OBJECTIVE:
Copy out each line that includes the word "page".

━━━━━━━━━━━━━━━━

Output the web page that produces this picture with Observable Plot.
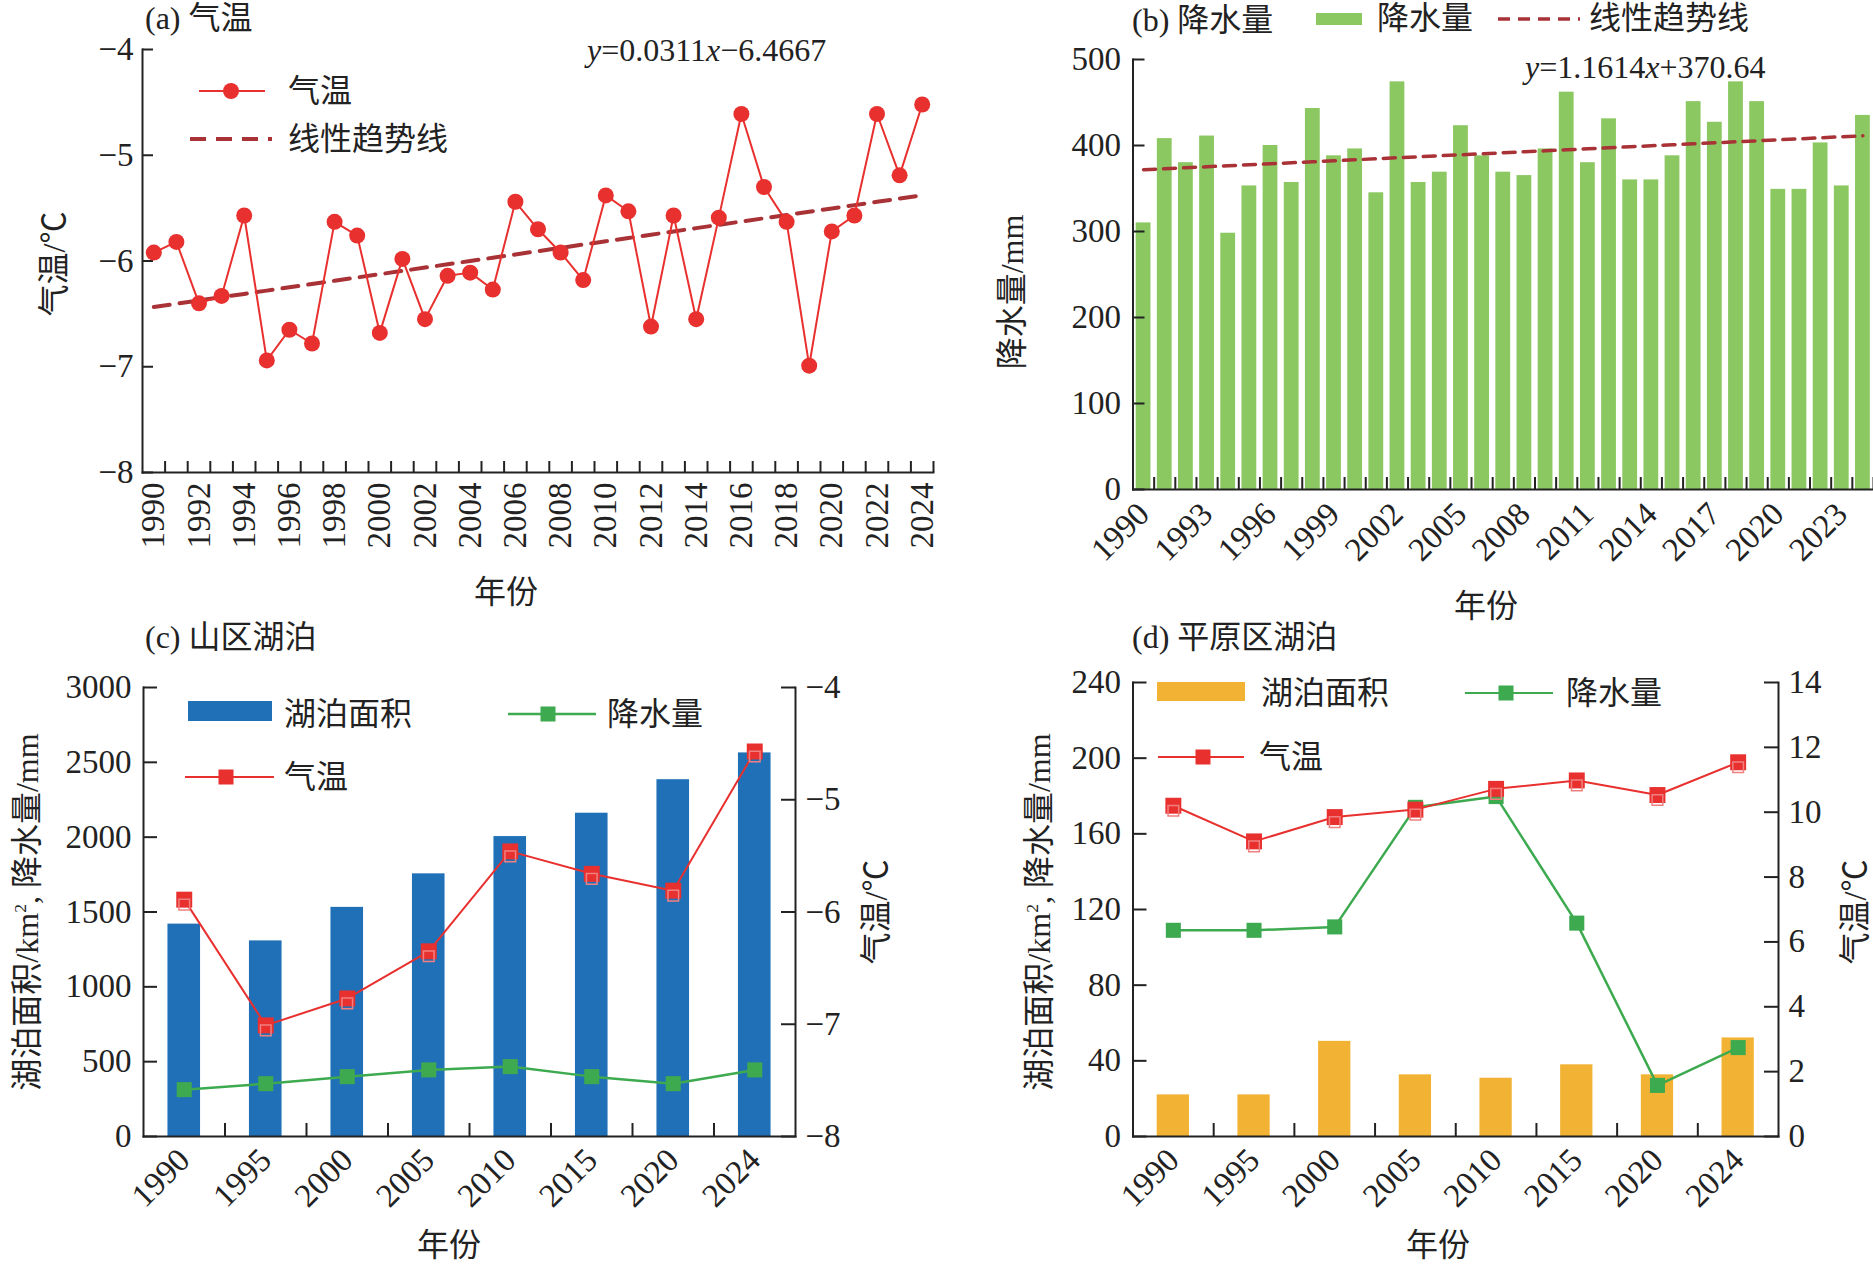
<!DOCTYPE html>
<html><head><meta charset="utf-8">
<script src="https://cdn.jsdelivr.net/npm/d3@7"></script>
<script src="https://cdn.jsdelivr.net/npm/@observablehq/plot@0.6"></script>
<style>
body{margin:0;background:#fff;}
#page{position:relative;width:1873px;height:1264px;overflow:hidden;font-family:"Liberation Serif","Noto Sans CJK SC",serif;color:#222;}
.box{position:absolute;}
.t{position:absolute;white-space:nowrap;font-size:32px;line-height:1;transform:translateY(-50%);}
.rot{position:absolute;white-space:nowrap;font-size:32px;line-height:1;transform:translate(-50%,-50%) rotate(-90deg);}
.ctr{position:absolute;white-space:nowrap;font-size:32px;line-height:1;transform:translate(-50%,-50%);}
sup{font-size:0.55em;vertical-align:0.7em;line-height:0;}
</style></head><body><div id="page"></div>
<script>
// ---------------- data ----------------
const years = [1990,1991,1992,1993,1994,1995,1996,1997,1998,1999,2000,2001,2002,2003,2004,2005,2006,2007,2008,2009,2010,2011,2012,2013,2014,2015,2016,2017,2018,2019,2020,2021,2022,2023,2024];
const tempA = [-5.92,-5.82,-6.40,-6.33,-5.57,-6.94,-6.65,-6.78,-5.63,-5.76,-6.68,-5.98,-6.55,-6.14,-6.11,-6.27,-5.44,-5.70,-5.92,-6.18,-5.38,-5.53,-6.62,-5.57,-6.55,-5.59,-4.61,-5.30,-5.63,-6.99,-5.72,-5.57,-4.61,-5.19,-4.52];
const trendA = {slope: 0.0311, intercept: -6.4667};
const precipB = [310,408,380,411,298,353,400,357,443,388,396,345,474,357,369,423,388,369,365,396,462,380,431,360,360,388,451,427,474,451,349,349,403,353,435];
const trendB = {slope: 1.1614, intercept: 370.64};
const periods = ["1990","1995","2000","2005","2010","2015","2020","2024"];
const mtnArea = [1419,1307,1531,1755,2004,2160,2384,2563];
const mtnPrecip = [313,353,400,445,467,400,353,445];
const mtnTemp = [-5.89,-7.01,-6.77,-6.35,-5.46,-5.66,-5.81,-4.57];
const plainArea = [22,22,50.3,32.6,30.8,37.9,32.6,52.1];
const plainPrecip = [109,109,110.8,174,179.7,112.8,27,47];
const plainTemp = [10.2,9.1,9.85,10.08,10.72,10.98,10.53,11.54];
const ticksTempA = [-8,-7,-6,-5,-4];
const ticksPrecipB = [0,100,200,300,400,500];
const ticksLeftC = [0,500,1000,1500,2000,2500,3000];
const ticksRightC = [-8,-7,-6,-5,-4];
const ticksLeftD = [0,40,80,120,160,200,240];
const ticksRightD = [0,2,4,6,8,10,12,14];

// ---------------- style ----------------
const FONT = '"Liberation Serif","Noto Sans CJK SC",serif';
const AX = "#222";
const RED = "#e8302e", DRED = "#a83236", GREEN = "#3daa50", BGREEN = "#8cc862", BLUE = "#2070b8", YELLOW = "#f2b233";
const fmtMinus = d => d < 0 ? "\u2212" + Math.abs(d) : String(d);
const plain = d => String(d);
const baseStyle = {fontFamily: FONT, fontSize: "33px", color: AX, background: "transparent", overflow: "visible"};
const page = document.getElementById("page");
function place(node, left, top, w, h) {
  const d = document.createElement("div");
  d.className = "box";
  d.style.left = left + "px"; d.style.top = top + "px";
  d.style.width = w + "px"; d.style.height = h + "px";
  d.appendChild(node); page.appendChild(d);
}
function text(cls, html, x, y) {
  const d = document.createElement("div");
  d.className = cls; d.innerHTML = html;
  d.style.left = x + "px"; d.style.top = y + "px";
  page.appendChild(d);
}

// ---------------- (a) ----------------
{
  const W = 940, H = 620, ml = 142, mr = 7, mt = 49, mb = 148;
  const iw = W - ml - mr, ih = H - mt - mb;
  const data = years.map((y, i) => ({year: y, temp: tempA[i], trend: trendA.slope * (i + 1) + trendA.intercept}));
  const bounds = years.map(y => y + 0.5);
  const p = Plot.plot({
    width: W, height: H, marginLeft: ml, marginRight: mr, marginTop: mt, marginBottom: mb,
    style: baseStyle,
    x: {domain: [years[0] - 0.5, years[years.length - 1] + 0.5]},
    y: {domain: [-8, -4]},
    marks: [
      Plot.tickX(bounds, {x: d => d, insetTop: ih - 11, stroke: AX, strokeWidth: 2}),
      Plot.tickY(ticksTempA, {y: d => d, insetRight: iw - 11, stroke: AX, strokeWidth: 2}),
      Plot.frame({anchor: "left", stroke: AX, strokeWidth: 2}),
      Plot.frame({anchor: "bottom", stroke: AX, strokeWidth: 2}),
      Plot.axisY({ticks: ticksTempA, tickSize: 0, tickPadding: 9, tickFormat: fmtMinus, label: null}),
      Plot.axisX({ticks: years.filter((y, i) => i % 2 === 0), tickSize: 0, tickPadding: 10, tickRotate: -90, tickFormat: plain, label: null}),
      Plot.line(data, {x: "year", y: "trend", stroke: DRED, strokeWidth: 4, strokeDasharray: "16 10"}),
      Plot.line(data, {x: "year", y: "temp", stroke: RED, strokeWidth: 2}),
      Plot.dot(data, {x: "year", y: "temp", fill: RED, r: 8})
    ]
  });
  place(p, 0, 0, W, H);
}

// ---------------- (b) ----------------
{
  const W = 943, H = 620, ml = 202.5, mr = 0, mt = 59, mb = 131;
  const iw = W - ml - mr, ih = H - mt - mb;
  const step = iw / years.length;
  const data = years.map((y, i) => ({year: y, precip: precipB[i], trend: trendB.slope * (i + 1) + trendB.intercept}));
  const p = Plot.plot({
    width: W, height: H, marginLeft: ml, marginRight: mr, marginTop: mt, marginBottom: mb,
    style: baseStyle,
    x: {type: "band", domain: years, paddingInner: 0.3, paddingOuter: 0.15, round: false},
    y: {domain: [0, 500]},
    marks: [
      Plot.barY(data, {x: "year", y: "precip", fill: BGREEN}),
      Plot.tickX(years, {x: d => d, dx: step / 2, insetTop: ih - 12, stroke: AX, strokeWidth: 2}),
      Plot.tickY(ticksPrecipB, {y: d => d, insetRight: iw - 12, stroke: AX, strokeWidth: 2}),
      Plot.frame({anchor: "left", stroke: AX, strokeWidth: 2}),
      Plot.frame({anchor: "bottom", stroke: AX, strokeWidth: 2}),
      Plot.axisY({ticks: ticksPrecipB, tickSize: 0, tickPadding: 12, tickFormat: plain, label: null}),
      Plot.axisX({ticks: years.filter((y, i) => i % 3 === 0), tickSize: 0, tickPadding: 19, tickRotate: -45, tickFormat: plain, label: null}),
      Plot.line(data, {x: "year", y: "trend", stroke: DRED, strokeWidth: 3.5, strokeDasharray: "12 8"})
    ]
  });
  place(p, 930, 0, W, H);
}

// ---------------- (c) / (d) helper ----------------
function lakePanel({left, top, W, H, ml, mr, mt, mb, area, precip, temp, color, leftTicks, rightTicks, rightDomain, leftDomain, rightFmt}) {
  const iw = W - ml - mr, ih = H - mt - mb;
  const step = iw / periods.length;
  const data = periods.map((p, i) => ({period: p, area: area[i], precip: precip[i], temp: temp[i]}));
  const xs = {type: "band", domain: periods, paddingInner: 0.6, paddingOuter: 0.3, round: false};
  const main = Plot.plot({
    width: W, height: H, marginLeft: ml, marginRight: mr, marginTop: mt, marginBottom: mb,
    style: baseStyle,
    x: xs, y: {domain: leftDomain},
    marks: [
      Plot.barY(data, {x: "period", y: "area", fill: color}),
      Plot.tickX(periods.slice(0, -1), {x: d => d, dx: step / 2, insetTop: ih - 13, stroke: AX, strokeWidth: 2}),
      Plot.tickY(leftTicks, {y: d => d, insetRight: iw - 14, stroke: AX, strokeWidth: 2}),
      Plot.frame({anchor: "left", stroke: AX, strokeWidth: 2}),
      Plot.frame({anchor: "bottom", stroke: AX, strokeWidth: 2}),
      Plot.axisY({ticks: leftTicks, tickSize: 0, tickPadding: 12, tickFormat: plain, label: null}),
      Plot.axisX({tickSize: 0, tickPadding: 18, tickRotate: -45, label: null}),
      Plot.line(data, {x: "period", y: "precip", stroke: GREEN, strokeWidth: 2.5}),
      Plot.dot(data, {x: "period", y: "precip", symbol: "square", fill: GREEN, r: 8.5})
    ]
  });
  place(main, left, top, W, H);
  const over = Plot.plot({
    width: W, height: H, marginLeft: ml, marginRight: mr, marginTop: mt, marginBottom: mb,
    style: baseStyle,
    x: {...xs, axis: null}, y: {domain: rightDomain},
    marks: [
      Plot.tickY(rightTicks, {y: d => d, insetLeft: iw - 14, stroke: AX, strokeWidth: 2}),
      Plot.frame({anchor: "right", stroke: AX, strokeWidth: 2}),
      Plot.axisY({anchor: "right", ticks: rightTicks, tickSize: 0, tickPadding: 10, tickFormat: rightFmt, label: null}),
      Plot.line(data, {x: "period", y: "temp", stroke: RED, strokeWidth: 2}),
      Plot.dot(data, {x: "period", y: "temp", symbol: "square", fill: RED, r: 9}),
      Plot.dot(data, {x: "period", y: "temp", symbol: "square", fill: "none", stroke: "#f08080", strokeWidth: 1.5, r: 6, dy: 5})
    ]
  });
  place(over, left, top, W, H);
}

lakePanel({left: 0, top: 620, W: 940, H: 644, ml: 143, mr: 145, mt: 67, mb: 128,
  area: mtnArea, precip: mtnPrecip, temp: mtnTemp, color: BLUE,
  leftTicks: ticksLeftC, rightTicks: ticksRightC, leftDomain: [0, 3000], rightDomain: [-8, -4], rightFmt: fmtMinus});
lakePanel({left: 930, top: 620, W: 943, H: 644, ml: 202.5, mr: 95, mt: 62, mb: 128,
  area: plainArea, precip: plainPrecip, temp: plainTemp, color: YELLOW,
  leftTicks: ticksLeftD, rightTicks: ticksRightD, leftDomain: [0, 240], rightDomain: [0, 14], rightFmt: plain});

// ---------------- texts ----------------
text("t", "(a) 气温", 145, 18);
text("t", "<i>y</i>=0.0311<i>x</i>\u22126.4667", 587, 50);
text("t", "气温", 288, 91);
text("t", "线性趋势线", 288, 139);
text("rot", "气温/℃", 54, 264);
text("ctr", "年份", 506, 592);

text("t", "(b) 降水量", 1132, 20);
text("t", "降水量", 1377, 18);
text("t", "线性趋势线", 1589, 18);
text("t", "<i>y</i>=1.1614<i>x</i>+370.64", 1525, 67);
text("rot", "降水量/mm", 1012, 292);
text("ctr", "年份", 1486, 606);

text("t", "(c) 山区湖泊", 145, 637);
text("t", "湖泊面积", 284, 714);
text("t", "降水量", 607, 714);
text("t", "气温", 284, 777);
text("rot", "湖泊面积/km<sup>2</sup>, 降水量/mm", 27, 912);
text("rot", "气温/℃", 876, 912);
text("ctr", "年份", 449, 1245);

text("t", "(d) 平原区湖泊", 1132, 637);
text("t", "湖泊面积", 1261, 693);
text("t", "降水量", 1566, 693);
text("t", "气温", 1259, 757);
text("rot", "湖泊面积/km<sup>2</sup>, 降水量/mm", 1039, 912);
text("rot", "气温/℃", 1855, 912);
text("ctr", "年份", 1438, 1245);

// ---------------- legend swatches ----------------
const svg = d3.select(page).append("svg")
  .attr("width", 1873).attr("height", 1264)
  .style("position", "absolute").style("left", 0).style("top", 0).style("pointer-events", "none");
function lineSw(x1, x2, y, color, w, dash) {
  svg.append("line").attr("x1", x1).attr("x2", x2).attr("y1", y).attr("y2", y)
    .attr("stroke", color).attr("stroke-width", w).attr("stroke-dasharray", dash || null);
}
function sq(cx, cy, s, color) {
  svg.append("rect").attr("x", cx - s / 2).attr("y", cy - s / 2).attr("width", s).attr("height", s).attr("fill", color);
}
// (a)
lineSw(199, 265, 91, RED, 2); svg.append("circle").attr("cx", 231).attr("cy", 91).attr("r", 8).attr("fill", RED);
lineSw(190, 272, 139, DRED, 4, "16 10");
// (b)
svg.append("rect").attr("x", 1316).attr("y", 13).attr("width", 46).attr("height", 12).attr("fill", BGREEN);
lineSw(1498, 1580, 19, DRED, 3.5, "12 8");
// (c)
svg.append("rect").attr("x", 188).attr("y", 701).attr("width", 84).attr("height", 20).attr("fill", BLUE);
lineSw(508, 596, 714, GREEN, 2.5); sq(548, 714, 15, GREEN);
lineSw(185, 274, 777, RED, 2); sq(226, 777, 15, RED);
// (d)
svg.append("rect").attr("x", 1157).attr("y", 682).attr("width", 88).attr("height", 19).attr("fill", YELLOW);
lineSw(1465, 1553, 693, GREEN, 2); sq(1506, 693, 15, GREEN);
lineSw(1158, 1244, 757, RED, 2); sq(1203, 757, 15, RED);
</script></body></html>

━━━━━━━━━━━━━━━━

TASK SOLUTION:
Output the web page that produces this picture with Observable Plot.
#page{position:relative;width:1873px;height:1264px;overflow:hidden;font-family:"Liberation Serif","Noto Sans CJK SC",serif;color:#222;}
</style></head><body><div id="page"></div>
const page = document.getElementById("page");
  d.appendChild(node); page.appendChild(d);
  page.appendChild(d);
const svg = d3.select(page).append("svg")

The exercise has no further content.